Eclipses Happen When Sun, Earth, and Moon Align
Nova stands on a dark hilltop under a clear night sky, holding a small flashlight in one hand and a basketball in the other, casting the ball's shadow onto a tennis ball suspended on a string — demonstrating how one object's shadow can swallow another.
- Explain why eclipses only occur when the Sun, Earth, and Moon are nearly perfectly aligned.
- Identify the difference between a solar eclipse and a lunar eclipse in terms of which body enters another's shadow.
- Distinguish between the umbra and the penumbra based on the completeness of the shadow they receive.
- Predict what a viewer in each shadow zone would observe during a solar eclipse.
- Compare why solar eclipses are visible from a narrow path while lunar eclipses are visible from the entire night side of Earth.
Key terms
- Umbra
- The dark inner core of a shadow where the light source is completely blocked.
- Penumbra
- The lighter outer region of a shadow where the light source is only partly blocked.
- Node
- Either of the two points where the Moon's tilted orbit crosses the plane of Earth's orbit around the Sun.
- Totality
- The phase of a total eclipse when the Sun or Moon is fully covered by the shadow.
- Corona
- The Sun's faint outer atmosphere, visible as a glowing halo only during a total solar eclipse.
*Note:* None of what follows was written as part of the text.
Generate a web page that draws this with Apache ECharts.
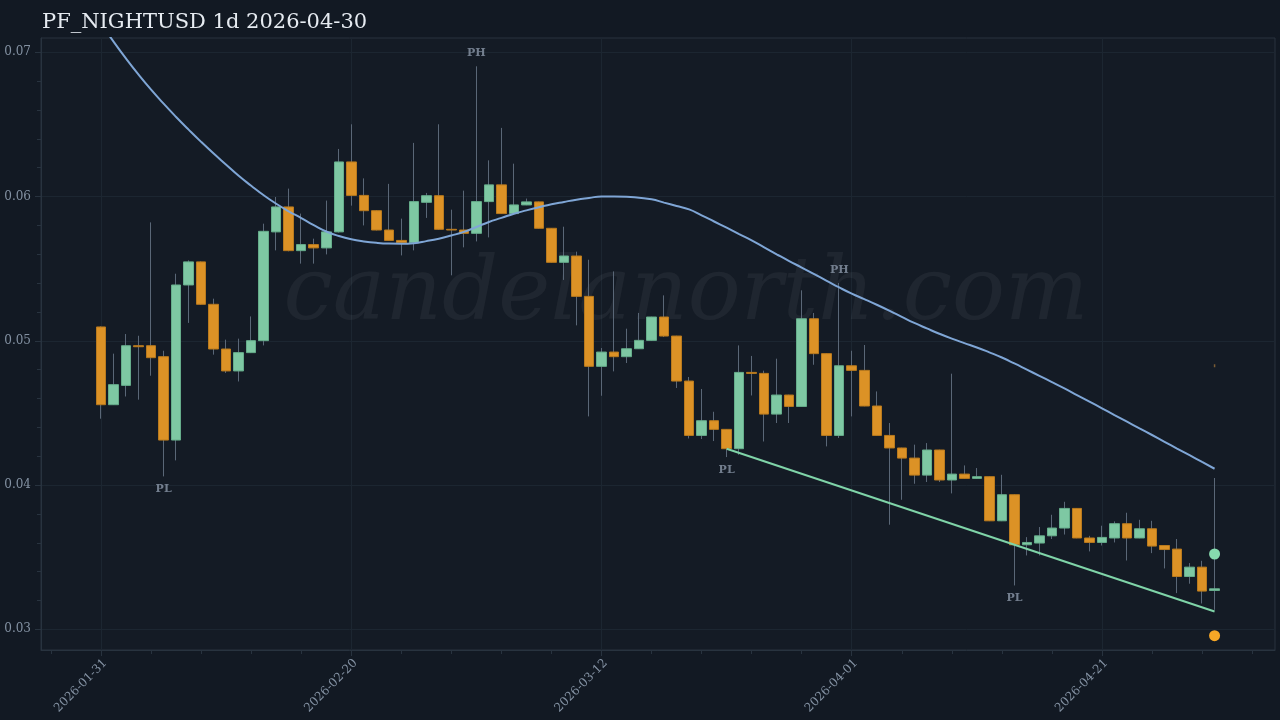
<!DOCTYPE html>
<html>
<head>
<meta charset="utf-8">
<script src="https://cdn.jsdelivr.net/npm/echarts@6/dist/echarts.min.js"></script>
<style>
html,body{margin:0;padding:0;background:#121923;}
#c{width:1280px;height:720px;}
</style>
</head>
<body>
<div id="c"></div>
<script>
// ---------------- data ----------------
const titleText = 'PF_NIGHTUSD 1d 2026-04-30';
const startDate = '2026-01-31';   // day 0
const open = [
0.05096,0.04557,0.04691,0.04966,0.04966,0.04890,0.04312,0.05387,0.05547,0.05253,
0.04943,0.04791,0.04918,0.05001,0.05755,0.05928,0.05625,0.05667,0.05644,0.05755,
0.06240,0.06008,0.05902,0.05768,0.05696,0.05680,0.05960,0.06006,0.05773,0.05768,
0.05745,0.05965,0.06081,0.05882,0.05942,0.05963,0.05780,0.05544,0.05588,0.05308,
0.04823,0.04922,0.04890,0.04945,0.05003,0.05165,0.05033,0.04721,0.04344,0.04446,
0.04386,0.04252,0.04781,0.04774,0.04492,0.04624,0.04545,0.05153,0.04911,0.04344,
0.04827,0.04795,0.04548,0.04344,0.04257,0.04187,0.04069,0.04243,0.04035,0.04076,
0.04046,0.04058,0.03752,0.03933,0.03586,0.03598,0.03648,0.03702,0.03838,0.03633,
0.03602,0.03633,0.03732,0.03633,0.03697,0.03581,0.03556,0.03366,0.03431,0.03269
];
const close = [
0.04557,0.04696,0.04966,0.04959,0.04883,0.04312,0.05387,0.05547,0.05253,0.04943,
0.04791,0.04918,0.05001,0.05759,0.05928,0.05625,0.05667,0.05644,0.05755,0.06240,
0.06008,0.05902,0.05768,0.05696,0.05680,0.05965,0.06006,0.05773,0.05768,0.05745,
0.05965,0.06081,0.05882,0.05942,0.05963,0.05780,0.05544,0.05588,0.05308,0.04823,
0.04922,0.04890,0.04945,0.05003,0.05165,0.05033,0.04721,0.04344,0.04446,0.04386,
0.04252,0.04781,0.04774,0.04492,0.04624,0.04545,0.05153,0.04911,0.04344,0.04827,
0.04795,0.04548,0.04344,0.04257,0.04187,0.04069,0.04243,0.04035,0.04076,0.04046,
0.04058,0.03752,0.03933,0.03586,0.03602,0.03648,0.03702,0.03838,0.03633,0.03602,
0.03637,0.03732,0.03633,0.03697,0.03577,0.03553,0.03366,0.03431,0.03265,0.03281
];
const low = [
0.04460,0.04555,0.04614,0.04592,0.04758,0.04060,0.04171,0.05124,0.05250,0.04904,
0.04777,0.04718,0.04915,0.04968,0.05627,0.05620,0.05535,0.05535,0.05599,0.05750,
0.05937,0.05800,0.05765,0.05694,0.05592,0.05627,0.05852,0.05770,0.05454,0.05648,
0.05689,0.05717,0.05880,0.05880,0.05940,0.05778,0.05542,0.05422,0.05107,0.04476,
0.04619,0.04788,0.04846,0.04943,0.05001,0.05026,0.04673,0.04323,0.04319,0.04305,
0.04194,0.04210,0.04621,0.04302,0.04430,0.04430,0.04543,0.04834,0.04268,0.04326,
0.04476,0.04546,0.04342,0.03725,0.03898,0.04009,0.04021,0.04021,0.03942,0.04044,
0.04044,0.03750,0.03750,0.03304,0.03512,0.03512,0.03626,0.03657,0.03631,0.03540,
0.03581,0.03602,0.03477,0.03631,0.03528,0.03422,0.03251,0.03316,0.03179,0.03135
];
const high = [
0.05100,0.04911,0.05047,0.05035,0.05821,0.04931,0.05465,0.05558,0.05550,0.05292,
0.05008,0.05015,0.05169,0.05812,0.05997,0.06055,0.05882,0.05708,0.05972,0.06330,
0.06501,0.06126,0.05905,0.06088,0.05847,0.06372,0.06025,0.06501,0.05909,0.06041,
0.06903,0.06251,0.06476,0.06228,0.05986,0.05965,0.05782,0.05791,0.05618,0.05562,
0.04950,0.05481,0.05084,0.05193,0.05167,0.05315,0.05035,0.04749,0.04666,0.04508,
0.04388,0.04968,0.04895,0.04793,0.04876,0.04626,0.05350,0.05193,0.04913,0.05401,
0.04931,0.04971,0.04649,0.04430,0.04259,0.04280,0.04291,0.04245,0.04772,0.04136,
0.04118,0.04060,0.04071,0.03935,0.03639,0.03709,0.03794,0.03884,0.03840,0.03648,
0.03718,0.03748,0.03808,0.03759,0.03752,0.03581,0.03626,0.03459,0.03475,0.04049
];
// smooth moving-average style curve (blue)
const maLine = [
0.07199,0.07074,0.06956,0.06845,0.06741,0.06644,0.06552,0.06464,0.06379,0.06298,
0.06221,0.06144,0.06075,0.06009,0.05950,0.05898,0.05851,0.05802,0.05758,0.05727,
0.05704,0.05689,0.05679,0.05674,0.05673,0.05677,0.05691,0.05708,0.05730,0.05755,
0.05789,0.05824,0.05852,0.05881,0.05904,0.05926,0.05947,0.05963,0.05978,0.05990,
0.06001,0.06001,0.05999,0.05991,0.05981,0.05958,0.05935,0.05911,0.05870,0.05827,
0.05784,0.05740,0.05696,0.05648,0.05600,0.05553,0.05508,0.05462,0.05416,0.05370,
0.05327,0.05289,0.05250,0.05209,0.05166,0.05124,0.05086,0.05049,0.05015,0.04984,
0.04954,0.04920,0.04884,0.04843,0.04800,0.04757,0.04714,0.04670,0.04624,0.04578,
0.04532,0.04485,0.04439,0.04393,0.04347,0.04300,0.04253,0.04207,0.04160,0.04113
];
// support trend line through pivot lows (day, price)
const trendDays = [50, 89];
const trendVals = [0.04252, 0.03123];
// pivot labels
const pivotDays  = [5, 30, 50, 59, 73];
const pivotTypes = ['PL', 'PH', 'PL', 'PH', 'PL'];
// end markers at last bar
const upperDot = 0.03522;
const lowerDot = 0.02956;
const tinyMark = 0.04827;
// axes
const xMin = -4.8, xMax = 93.83;
const yMin = 0.028565, yMax = 0.070992;
const xMajor = [0, 20, 40, 60, 80];
const xMinor = [-4,4,8,12,16,24,28,32,36,44,48,52,56,64,68,72,76,84,88,92];
const yMajor = [0.03, 0.04, 0.05, 0.06, 0.07];
const yMinor = [0.032,0.034,0.036,0.038,0.042,0.044,0.046,0.048,0.052,0.054,0.056,0.058,0.062,0.064,0.066,0.068];

// ---------------- build ----------------
const DAY = 86400000;
const t0 = Date.parse(startDate + 'T00:00:00Z');
function dayLabel(v) { return new Date(t0 + Math.round(v) * DAY).toISOString().slice(0, 10); }

const wickData = open.map((o, i) => [i, o, close[i], low[i], high[i]]);
const bodyData = open.map((o, i) => [i, o, close[i], Math.min(o, close[i]), Math.max(o, close[i])]);
const maData = maLine.map((v, i) => [i, v]);
const trendData = trendDays.map((d, i) => [d, trendVals[i]]);
const pivotData = pivotDays.map((d, i) => ({
  name: pivotTypes[i],
  value: [d, pivotTypes[i] === 'PH' ? high[d] : low[d]],
  label: { position: pivotTypes[i] === 'PH' ? 'top' : 'bottom' }
}));
const lastDay = open.length - 1;

const axisColor = '#28333f';
const gridColor = '#1c2631';
const labelColor = '#8391a2';
const serif = 'DejaVu Serif';

const chart = echarts.init(document.getElementById('c'), null, { renderer: 'canvas' });
chart.setOption({
  animation: false,
  backgroundColor: '#121923',
  title: {
    text: titleText, left: 42, top: 12, padding: 0,
    textStyle: { fontFamily: serif, fontSize: 21, fontWeight: 'normal', color: '#e6ebf1' }
  },
  grid: {
    left: 41, right: 5, top: 38, bottom: 70, show: true,
    backgroundColor: '#141b25', borderColor: axisColor, borderWidth: 1
  },
  graphic: [{
    type: 'text', z: 1, silent: true,
    style: {
      text: 'candelanorth.com', x: 686, y: 296,
      font: 'italic 88px "DejaVu Serif"', fill: 'rgba(255,255,255,0.05)',
      align: 'center', verticalAlign: 'middle'
    }
  }],
  xAxis: [{
    type: 'value', min: xMin, max: xMax,
    axisLine: { show: true, onZero: false, lineStyle: { color: axisColor } },
    axisTick: { show: true, length: 6, customValues: xMajor, lineStyle: { color: axisColor } },
    axisLabel: {
      customValues: xMajor, rotate: 45, margin: 7, formatter: dayLabel, verticalAlign: 'top',
      color: labelColor, fontFamily: serif, fontSize: 12
    },
    splitLine: { show: true, lineStyle: { color: gridColor, width: 1 } }
  }, {
    type: 'value', min: xMin, max: xMax, position: 'bottom',
    axisLine: { show: false, onZero: false },
    axisTick: { show: true, length: 4, customValues: xMinor, lineStyle: { color: axisColor } },
    axisLabel: { show: false }, splitLine: { show: false }
  }],
  yAxis: [{
    type: 'value', min: yMin, max: yMax, position: 'left',
    axisLine: { show: true, onZero: false, lineStyle: { color: axisColor } },
    axisTick: { show: true, length: 6, customValues: yMajor, lineStyle: { color: axisColor } },
    axisLabel: {
      customValues: yMajor, margin: 10, formatter: v => v.toFixed(2),
      color: labelColor, fontFamily: serif, fontSize: 12
    },
    splitLine: { show: true, lineStyle: { color: gridColor, width: 1 } }
  }, {
    type: 'value', min: yMin, max: yMax, position: 'left',
    axisLine: { show: false, onZero: false },
    axisTick: { show: true, length: 4, customValues: yMinor, lineStyle: { color: axisColor } },
    axisLabel: { show: false }, splitLine: { show: false }
  }],
  series: [{
    name: 'wick', type: 'candlestick', data: wickData, barWidth: 1,
    encode: { x: 0, y: [1, 2, 3, 4] },
    itemStyle: { color: '#5a6777', color0: '#5a6777', borderColor: '#5a6777', borderColor0: '#5a6777', borderWidth: 1 },
    emphasis: { disabled: true }, z: 2
  }, {
    name: 'body', type: 'candlestick', data: bodyData, barWidth: 10,
    encode: { x: 0, y: [1, 2, 3, 4] },
    itemStyle: { color: '#7ec8a3', color0: '#dc9226', borderColor: '#66ad8b', borderColor0: '#b97a1e', borderWidth: 1 },
    emphasis: { disabled: true }, z: 3
  }, {
    name: 'ma', type: 'line', data: maData, showSymbol: false, smooth: 0.5,
    lineStyle: { color: '#7fa6d6', width: 2 }, z: 4, silent: true
  }, {
    name: 'trend', type: 'line', data: trendData, showSymbol: false,
    lineStyle: { color: '#7fd4a8', width: 2 }, z: 4, silent: true
  }, {
    name: 'pivots', type: 'scatter', data: pivotData, symbolSize: 1,
    itemStyle: { color: 'rgba(0,0,0,0)' },
    label: { show: true, formatter: p => p.name, distance: 7, color: '#8b97a9', fontFamily: serif, fontSize: 11, fontWeight: 'bold' },
    z: 5, silent: true
  }, {
    name: 'dots', type: 'scatter', symbolSize: 11,
    data: [
      { value: [lastDay, upperDot], itemStyle: { color: '#86dbae', opacity: 1 } },
      { value: [lastDay, lowerDot], itemStyle: { color: '#f7a726', opacity: 1 } }
    ],
    itemStyle: { opacity: 1 },
    z: 6, silent: true
  }, {
    name: 'tiny', type: 'scatter', symbol: 'rect', symbolSize: [1.5, 3],
    data: [[lastDay, tinyMark]], itemStyle: { color: '#7a5c34', opacity: 1 }, z: 6, silent: true
  }]
});
</script>
</body>
</html>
Two Kinds Of Shadow Events
Every eclipse is one body's shadow landing on another. In a solar eclipse the Moon slips between Earth and the Sun, throwing its shadow onto Earth so the Sun appears blocked. In a lunar eclipse Earth moves between the Sun and Moon, and Earth's far larger shadow drapes over the Moon. The simple memory hook is to name the body that gets darkened: the Sun is hidden in a solar eclipse, and the Moon is darkened in a lunar eclipse.
Why Eclipses Are Rare
If the Moon's orbit lay flat in Earth's orbital plane, we would see a solar eclipse at every new moon and a lunar eclipse at every full moon. But the Moon's path tilts about five degrees, so most months the new or full moon sits above or below the exact line through the Sun. Only when the Moon is also crossing a node, where its tilted orbit meets Earth's orbital plane, can the three bodies line up tightly enough for a shadow to strike.
Why The Eclipsed Moon Glows Red
During a total lunar eclipse the Moon does not vanish; it often turns a coppery red. Earth's atmosphere bends and filters sunlight passing around the planet's edge, scattering away blue light and letting red light continue into the shadow. That reddened light reaches the Moon, painting it the same warm hue you see at every sunrise and sunset. In effect, the eclipsed Moon is lit by all of Earth's sunrises and sunsets at once.
Worked examples
A viewer sees the Sun about half covered by the Moon. Which shadow zone are they standing in?
- A completely blocked Sun means the viewer is in the umbra, the darkest inner shadow.
- A partially blocked Sun means only some of the Sun's light is being stopped.
- Partial blocking happens in the lighter outer shadow zone.
Answer: They are standing in the penumbra, where the Moon blocks only part of the Sun.
Order the three bodies left to right for a lunar eclipse.
- In a lunar eclipse, Earth's shadow must fall on the Moon, so Earth has to be between the Sun and the Moon.
- Place the Sun first as the light source.
- Place Earth in the middle so it can cast a shadow.
- Place the Moon last, inside Earth's shadow.
Answer: Sun, Earth, Moon (Earth sits between the Sun and the Moon).
Activity
Drag Sun, Earth, and Moon into the correct left-to-right order for a solar eclipse.
Practice
Explain why a total solar eclipse is seen only along a narrow path on Earth.
Predict what a lunar eclipse looks like for someone on the daytime side of Earth and why.
Common mistakes to avoid
- Eclipses should happen every month.The Moon's orbit tilts about five degrees, so most months its shadow misses Earth and Earth's shadow misses the Moon; alignment near a node is required.
- The Moon disappears during a lunar eclipse.It usually glows deep red because Earth's atmosphere refracts reddened sunlight into the shadow rather than leaving the Moon completely dark.
Check your understanding
During a lunar eclipse, which object is casting the shadow that darkens the Moon?
Why don't solar and lunar eclipses happen every single month?
A viewer standing in the Moon's umbra during a solar eclipse would see which of the following?
Solar eclipses are only visible from a narrow strip of Earth's surface, but lunar eclipses can be seen by everyone on Earth's night side. What best explains this difference?
Recap
Eclipses occur only when the Sun, Earth, and Moon align near a node; the Moon's shadow on Earth makes a solar eclipse, and Earth's shadow on the Moon makes a lunar eclipse, with umbra and penumbra setting how dark each viewer's sky becomes.
Reflect
Why might ancient sky-watchers have feared eclipses, and what knowledge removes that fear today?